Friday, August 7, 2009

An Open Letter To The Grange Brotherhood

I would like to share with you some thoughts in the hopes of smoothing things over and tamping down any tensions that may have inadvertently arisen between us. I hope this letter finds you -- all of you -- in good health and in good spirits. May the good Lord mightily bless you as you go forth with all your efforts in making the rural areas of this great country safe for yourselves, travelers, and others.

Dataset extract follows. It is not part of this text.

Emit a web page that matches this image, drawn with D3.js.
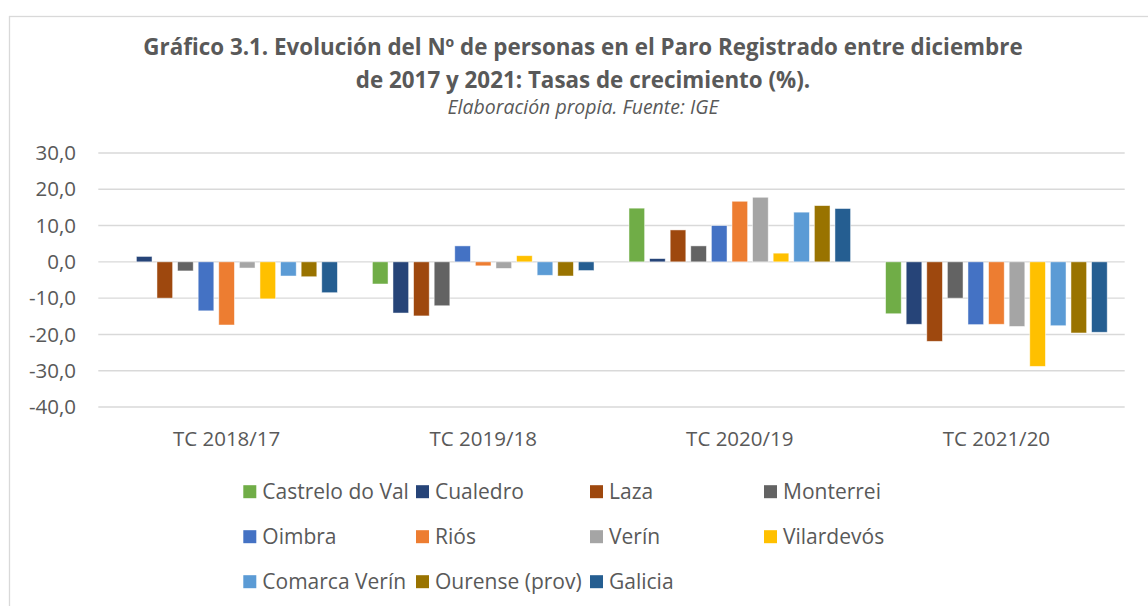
<!DOCTYPE html>
<html lang="es">
<head>
<meta charset="UTF-8">
<title>Gráfico 3.1</title>
<script src="https://cdn.jsdelivr.net/npm/d3@7"></script>
<style>
    body{
        margin: 0;
        background: #fff;
    }
    svg text{
        font-family: "Open Sans", "DejaVu Sans", sans-serif;
        fill: #595959;
    }
</style>
</head>
<body>
<svg></svg>
<script>
    const width = 1148;
    const height = 606;

    // categories on the x axis
    const categories = ["TC 2018/17", "TC 2019/18", "TC 2020/19", "TC 2021/20"];

    // series (one per territory), colors in legend order
    const seriesNames = ["Castrelo do Val", "Cualedro", "Laza", "Monterrei", "Oimbra", "Riós",
        "Verín", "Vilardevós", "Comarca Verín", "Ourense (prov)", "Galicia"];
    const seriesColors = ["#70AD47", "#264478", "#9E480E", "#636363", "#4472C4", "#ED7D31",
        "#A5A5A5", "#FFC000", "#5B9BD5", "#997300", "#255E91"];

    // growth rates (%), one value per category
    const castreloDoVal = [0.0, -6.1, 14.8, -14.3];
    const cualedro      = [1.5, -14.1, 0.9, -17.2];
    const laza          = [-10.0, -14.9, 8.8, -21.9];
    const monterrei     = [-2.5, -12.1, 4.4, -10.0];
    const oimbra        = [-13.5, 4.4, 10.0, -17.3];
    const rios          = [-17.4, -1.1, 16.7, -17.2];
    const verin         = [-1.7, -1.8, 17.8, -17.8];
    const vilardevos    = [-10.2, 1.7, 2.4, -28.8];
    const comarcaVerin  = [-3.9, -3.7, 13.7, -17.6];
    const ourense       = [-4.1, -3.9, 15.5, -19.6];
    const galicia       = [-8.5, -2.4, 14.7, -19.4];

    const yTicks = [30, 20, 10, 0, -10, -20, -30, -40];

    const seriesValues = [castreloDoVal, cualedro, laza, monterrei, oimbra, rios,
        verin, vilardevos, comarcaVerin, ourense, galicia];

    const svg = d3.select("svg")
        .attr("width", width)
        .attr("height", height);

    // chart border
    svg.append("rect")
        .attr("x", 9.5).attr("y", 16.5)
        .attr("width", width + 20).attr("height", height + 20)
        .attr("fill", "none")
        .attr("stroke", "#d9d9d9")
        .attr("stroke-width", 1.3);

    // titles - sized so they span the same width as the original
    function fitText(sel, target){
        let fs = parseFloat(sel.style("font-size"));
        const w = sel.node().getComputedTextLength();
        sel.style("font-size", (fs * target / w) + "px");
    }
    const t1 = svg.append("text")
        .attr("x", 583).attr("y", 55)
        .attr("text-anchor", "middle")
        .style("font-weight", "bold").style("font-size", "20px")
        .text("Gráfico 3.1. Evolución del Nº de personas en el Paro Registrado entre diciembre");
    fitText(t1, 880);
    svg.append("text")
        .attr("x", 583).attr("y", 88)
        .attr("text-anchor", "middle")
        .style("font-weight", "bold").style("font-size", t1.style("font-size"))
        .text("de 2017 y 2021: Tasas de crecimiento (%).");
    const sub = svg.append("text")
        .attr("x", 583).attr("y", 114)
        .attr("text-anchor", "middle")
        .style("font-style", "italic").style("font-size", "15px")
        .text("Elaboración propia. Fuente: IGE");
    fitText(sub, 271);

    // scales
    const x0 = d3.scaleBand()
        .domain(categories)
        .range([98.3, 1124.7])
        .paddingInner(0.117)
        .paddingOuter(0.0585);
    const x1 = d3.scaleBand()
        .domain(seriesNames)
        .range([0, x0.bandwidth()])
        .paddingInner(0.24)
        .paddingOuter(0.12);
    const y = d3.scaleLinear()
        .domain([-40, 30])
        .range([407, 153]);

    // gridlines
    svg.append("g")
        .selectAll("line")
        .data(yTicks)
        .join("line")
        .attr("x1", 98.3).attr("x2", 1124.7)
        .attr("y1", d => y(d)).attr("y2", d => y(d))
        .attr("stroke", "#d9d9d9")
        .attr("stroke-width", 1.4);

    // y axis labels
    svg.append("g")
        .selectAll("text")
        .data(yTicks)
        .join("text")
        .attr("x", 76)
        .attr("y", d => y(d))
        .attr("dy", "0.35em")
        .attr("text-anchor", "end")
        .style("font-size", "20.5px")
        .text(d => d3.format(".1f")(d).replace(".", ",").replace("−", "-"));

    // bars
    const groups = svg.append("g")
        .selectAll("g")
        .data(categories)
        .join("g")
        .attr("transform", d => `translate(${x0(d)},0)`);

    groups.selectAll("rect")
        .data((c, ci) => seriesNames.map((s, si) => ({s, si, v: seriesValues[si][ci]})))
        .join("rect")
        .attr("x", d => x1(d.s))
        .attr("width", x1.bandwidth())
        .attr("y", d => y(Math.max(0, d.v)))
        .attr("height", d => Math.abs(y(d.v) - y(0)))
        .attr("fill", d => seriesColors[d.si])
        .attr("stroke", "#ffffff")
        .attr("stroke-opacity", 0.6)
        .attr("stroke-width", 0.8);

    // category labels
    svg.append("g")
        .selectAll("text")
        .data(categories)
        .join("text")
        .attr("x", d => x0(d) + x0.bandwidth() / 2)
        .attr("y", 446)
        .attr("text-anchor", "middle")
        .style("font-size", "20.5px")
        .text(d => d);

    // legend (3 rows x 4 columns)
    const legendCols = [243.3, 416, 590, 764];
    const legendRows = [491.7, 536.7, 581.7];
    const legend = svg.append("g")
        .selectAll("g")
        .data(seriesNames)
        .join("g")
        .attr("transform", (d, i) => `translate(${legendCols[i % 4]},${legendRows[Math.floor(i / 4)]})`);
    legend.append("rect")
        .attr("x", 0).attr("y", -6.5)
        .attr("width", 13).attr("height", 13)
        .attr("fill", (d, i) => seriesColors[i]);
    legend.append("text")
        .attr("x", 19)
        .attr("dy", "0.35em")
        .style("font-size", "21px")
        .text(d => d);
</script>
</body>
</html>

I address you today, dear friends, as one whose family has shared in the grange heritage. My grandparents, whose names were recorded in the Grange Book of Life a long time ago, probably the 1920s, '30s, '40s, or '50s -- in there somewhere -- had many a fine time participating in grange activities. And while I don't know everything that went down back then, of course, I always heard them speak in the highest terms of the grange lifestyle and even of your own Brotherhood by name.

What I can personally recall of the Grange Brotherhood is very vivid in my imagination from the time I was a child. To me the Brotherhood was like something from story books. I heard the tales of masked Brothers riding through the night so many times that it all became mashed together with other adventure stories, like Zorro and the Legend of the Headless Horseman. I remember waking up many a night in a cold sweat after one terrible recurring dream of one of the Grangers with a sword point at my throat, laughing maniacally, his face alternating, as things in dreams do, between a normal man's face and the face of a devil.

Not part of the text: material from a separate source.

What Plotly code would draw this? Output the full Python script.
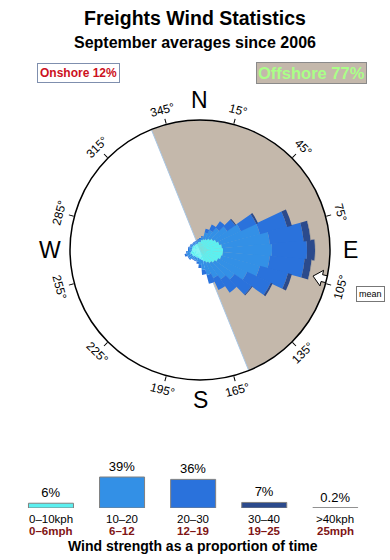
import math
import plotly.graph_objects as go

# ---------------- data ----------------
directions = list(range(0, 360, 10))  # compass direction wind blows from (deg)

# stacked rose segments per direction (relative frequency units)
spd_0_10 = [0.8, 1.0, 1.1, 1.2, 1.4, 1.6, 1.8, 2.0, 2.2, 2.3, 2.3, 2.2, 2.0, 1.8, 1.6, 1.4, 1.2, 1.0,
            0.9, 0.8, 0.8, 0.8, 0.8, 0.9, 0.9, 1.0, 0.9, 0.8, 0.8, 0.8, 0.8, 0.7, 0.7, 0.7, 0.7, 0.8]
spd_10_20 = [0.3, 0.3, 0.7, 1.0, 1.3, 1.7, 2.7, 4.2, 4.8, 4.9, 4.7, 4.0, 3.2, 2.4, 2.0, 1.7, 1.4, 1.0,
             0.6, 0.4, 0.3, 0.3, 0.3, 0.4, 0.4, 0.4, 0.4, 0.3, 0.3, 0.2, 0.2, 0.2, 0.2, 0.2, 0.2, 0.2]
spd_20_30 = [0.1, 0.1, 0.4, 0.6, 0.8, 1.0, 1.7, 2.8, 3.4, 3.5, 3.5, 2.9, 2.6, 2.1, 1.6, 1.3, 0.9, 0.5,
             0.3, 0.2, 0.1, 0.1, 0.1, 0.1, 0.1, 0.2, 0.1, 0.1, 0.1, 0.1, 0.1, 0.1, 0.1, 0.1, 0.1, 0.1]
spd_30_40 = [0.0, 0.0, 0.0, 0.0, 0.0, 0.1, 0.2, 0.5, 0.7, 0.8, 0.7, 0.4, 0.2, 0.1, 0.0, 0.0, 0.0, 0.0,
             0.0, 0.0, 0.0, 0.0, 0.0, 0.0, 0.0, 0.0, 0.0, 0.0, 0.0, 0.0, 0.0, 0.0, 0.0, 0.0, 0.0, 0.0]
spd_40_plus = [0.0, 0.0, 0.0, 0.0, 0.0, 0.0, 0.0, 0.0, 0.05, 0.05, 0.05, 0.0, 0.0, 0.0, 0.0, 0.0, 0.0, 0.0,
               0.0, 0.0, 0.0, 0.0, 0.0, 0.0, 0.0, 0.0, 0.0, 0.0, 0.0, 0.0, 0.0, 0.0, 0.0, 0.0, 0.0, 0.0]
rose_max = 13.0

offshore_from = 338   # offshore sector start (deg, clockwise)
offshore_to = 158     # offshore sector end
mean_dir = 103        # mean wind direction (deg)

onshore_pct = 12
offshore_pct = 77

tick_angles = [15, 45, 75, 105, 135, 165, 195, 225, 255, 285, 315, 345]
compass = [("N", 0), ("E", 90), ("S", 180), ("W", 270)]

speed_kph = ["0–10kph", "10–20", "20–30", "30–40", ">40kph"]
speed_mph = ["0–6mph", "6–12", "12–19", "19–25", "25mph"]
speed_pct = [6, 39, 36, 7, 0.2]
speed_colors = ["#5cf0f0", "#3390e6", "#2a72dc", "#2b4a8c", "#9a9a9a"]

# ---------------- layout constants ----------------
W, H = 390, 560
CX, CY, RPX = 200, 250, 130
FONT = "Liberation Sans, Arial, Helvetica, sans-serif"


def px(x):
    return x / W


def py(y):
    return 1 - y / H


fig = go.Figure()

# offshore sector
span = (offshore_to - offshore_from) % 360
mid = (offshore_from + span / 2) % 360
fig.add_trace(go.Barpolar(r=[rose_max], theta=[mid], width=[span],
                          marker=dict(color="#c4b8ab", line=dict(color="#a8c6e4", width=1)),
                          hoverinfo="skip", showlegend=False))

for vals, col in zip([spd_0_10, spd_10_20, spd_20_30, spd_30_40, spd_40_plus], speed_colors):
    fig.add_trace(go.Barpolar(r=vals, theta=directions, width=[10.5] * len(directions),
                              marker=dict(color=col, line=dict(width=0)),
                              hoverinfo="skip", showlegend=False))

# mean arrow: block arrow pointing toward centre, tip at 116 px radius
tip_px = 116
# (outward offset, tangential offset) in px
arrow_shape = [(0, 0), (9, 8), (9, 3.5), (19, 3.5), (19, -3.5), (9, -3.5), (9, -8), (0, 0)]
th = math.radians(mean_dir)
ar, at = [], []
for a, b in arrow_shape:
    x = (tip_px + a) * math.sin(th) + b * math.cos(th)
    y = (tip_px + a) * math.cos(th) - b * math.sin(th)
    ar.append(math.hypot(x, y) * rose_max / RPX)
    at.append(math.degrees(math.atan2(x, y)) % 360)
fig.add_trace(go.Scatterpolar(r=ar, theta=at, mode="lines", fill="toself", fillcolor="white",
                              line=dict(color="black", width=1), cliponaxis=False,
                              hoverinfo="skip", showlegend=False))

# bottom bars
fig.add_trace(go.Bar(x=list(range(len(speed_pct))), y=speed_pct, xaxis="x2", yaxis="y2",
                     width=0.633, marker=dict(color=speed_colors, line=dict(color="#808080", width=1)),
                     text=[f"{v:g}%" for v in speed_pct], textposition="outside",
                     textfont=dict(size=13, color="black", family=FONT), cliponaxis=False,
                     hoverinfo="skip", showlegend=False))

ann = []
ann.append(dict(text="<b>Freights Wind Statistics</b>", x=px(195), y=py(18), font=dict(size=19.5)))
ann.append(dict(text="<b>September averages since 2006</b>", x=px(195), y=py(43), font=dict(size=16)))
ann.append(dict(text=f"<b>Onshore {onshore_pct}%</b>", x=px(78), y=py(73),
                font=dict(size=12, color="#cc1122"), bgcolor="white", bordercolor="#7f8fae",
                borderwidth=1, borderpad=2))
ann.append(dict(text=f"<b>Offshore {offshore_pct}%</b>", x=px(311), y=py(73),
                font=dict(size=16.5, color="#aaff88"), bgcolor="#c4b8ab", bordercolor="#8a8a8a",
                borderwidth=1, borderpad=1))
ann.append(dict(text="mean", x=px(370), y=py(294), font=dict(size=9), bgcolor="white",
                bordercolor="#777", borderwidth=1, borderpad=2))

for name, a in compass:
    r = 150
    ann.append(dict(text=name, x=px(CX + r * math.sin(math.radians(a))),
                    y=py(CY - r * math.cos(math.radians(a))), font=dict(size=23)))

for a in tick_angles:
    r = 145
    rot = ((a + 90) % 180) - 90
    ann.append(dict(text=f"{a}°", x=px(CX + r * math.sin(math.radians(a))),
                    y=py(CY - r * math.cos(math.radians(a))), textangle=rot, font=dict(size=12)))

for i, (k, m) in enumerate(zip(speed_kph, speed_mph)):
    ann.append(dict(text=k, x=i, xref="x2", y=py(518.5), font=dict(size=11.5)))
    ann.append(dict(text=f"<b>{m}</b>", x=i, xref="x2", y=py(531), font=dict(size=11.5, color="#801515")))
ann.append(dict(text="<b>Wind strength as a proportion of time</b>", x=px(193), y=py(546), font=dict(size=14)))

for a in ann:
    a.setdefault("xref", "paper")
    a["yref"] = "paper"
    a["showarrow"] = False
    a["xanchor"] = "center"
    a["yanchor"] = "middle"
    f = a["font"]
    f.setdefault("family", FONT)
    f.setdefault("color", "black")

ymax = max(speed_pct) * 50 / 31
fig.update_layout(
    width=W, height=H, margin=dict(l=0, r=0, t=0, b=0),
    paper_bgcolor="white", plot_bgcolor="white",
    font=dict(family=FONT),
    polar=dict(
        domain=dict(x=[px(CX - RPX), px(CX + RPX)], y=[py(CY + RPX), py(CY - RPX)]),
        bgcolor="white", bargap=0, barmode="stack",
        radialaxis=dict(range=[0, rose_max], visible=False),
        angularaxis=dict(rotation=90, direction="clockwise", tickmode="array", tickvals=tick_angles,
                         ticks="outside", ticklen=5, tickcolor="black", showticklabels=False,
                         showgrid=False, showline=True, linecolor="black", linewidth=1.5),
    ),
    xaxis2=dict(domain=[0.0395, 0.951], range=[-0.5, 4.5], visible=False, anchor="y2"),
    yaxis2=dict(domain=[py(508), py(458)], range=[0, ymax], visible=False, anchor="x2"),
    annotations=ann,
    showlegend=False,
)

fig.write_html("out.html")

There would be plenty of times as a child that I was afraid to go to the country. I used to tremble when I realized the world wasn't a vast city but instead had all these wild places where Grangers could be hiding, waiting to waylay a horse thief, a city slicker, an educated interloper, or a child ripe for sacrifice. With the stories I heard, and I can still see Grandpa's face lit up by a flashlight under his chin, I couldn't believe anyone could be a horse thief. Because so many of his tales involved your training and sending forth of horses for assassinations and worse. It was all quite notorious. To this day I'm convinced that we have more people in the city than there are in the country simply because people are afraid of horses.

I hope you will forgive the wild fantasies of a child. How many times I prayed that the Grange Brotherhood would be swallowed up by quicksand! Or that the Cavalry would free the country from what I perceived to be your death grip. I would guess that little children in Afghanistan or Pakistan today have the same feelings about terrorists there. My heart goes out to them because I know the feeling very well!

But now I am a man, all grown up. And I am responsible for my own thoughts, with stories and hearsay to be set aside. Now it's up to me to make my own evaluations and to guide myself accordingly. This week, if there's been any tensions between me and the Brotherhood, I will say I believe a lot of it has come about because I've brought forward with me so many of those opinions from childhood. But with serious reflection, as I've engaged in as well, I'm starting to remember less dramatic stories of great benevolence on the part of the Grange Brotherhood as well. Stories of bringing in the crops, shingling barns, taffy pulls for crippled children, advocating for horses suffering from saddle sores, and the like.

As you may know, especially from this week and the things I've said on this blog, and other things you have perhaps gleaned from the efforts of your vast network of informants, I am something of a group dynamics expert. Being such, I'm able to piece things together of social organizations, whether through objective, empirical evidence or intuitive leaps. So I know that your purposes center in on maintaining your way of life, keeping the old ways alive, letting tradition keep its place of pride.

Perhaps you remember the slogan of the electronics firm, Zenith, which was, "The quality goes in before the name goes on." That is so true and I think applicable today. And while I haven't seen a Zenith appliance outside a Goodwill store for at least 25 years, a quick Google search reveals they're still in business, the lone surviving Zenith brother feverishly making spare parts for these antiques so that indeed their 'name will go on.' That's tradition for you, the right kind of pride!

I've gone on longer than I expected. So I must close.

Let me assure you, dear Brotherhood, that I hope whatever tensions have arisen this week are now eased. And that any relations we have from this point on will be pleasant and mutually profitable. I don't want or expect any trouble from you. And I say this in spite of your reputation. People can change when a sincere hand of friendship is truly extended, as mine is.

Tonight is the grange dance. I expect to be there. And I hope to share with you the warm fellowship that is only fitting between those with your rich integrity and someone like myself, whose family was always proud of our connection to the grange and the Grange Brotherhood itself.

Sincerely yours, Your Faithful Servant, &c.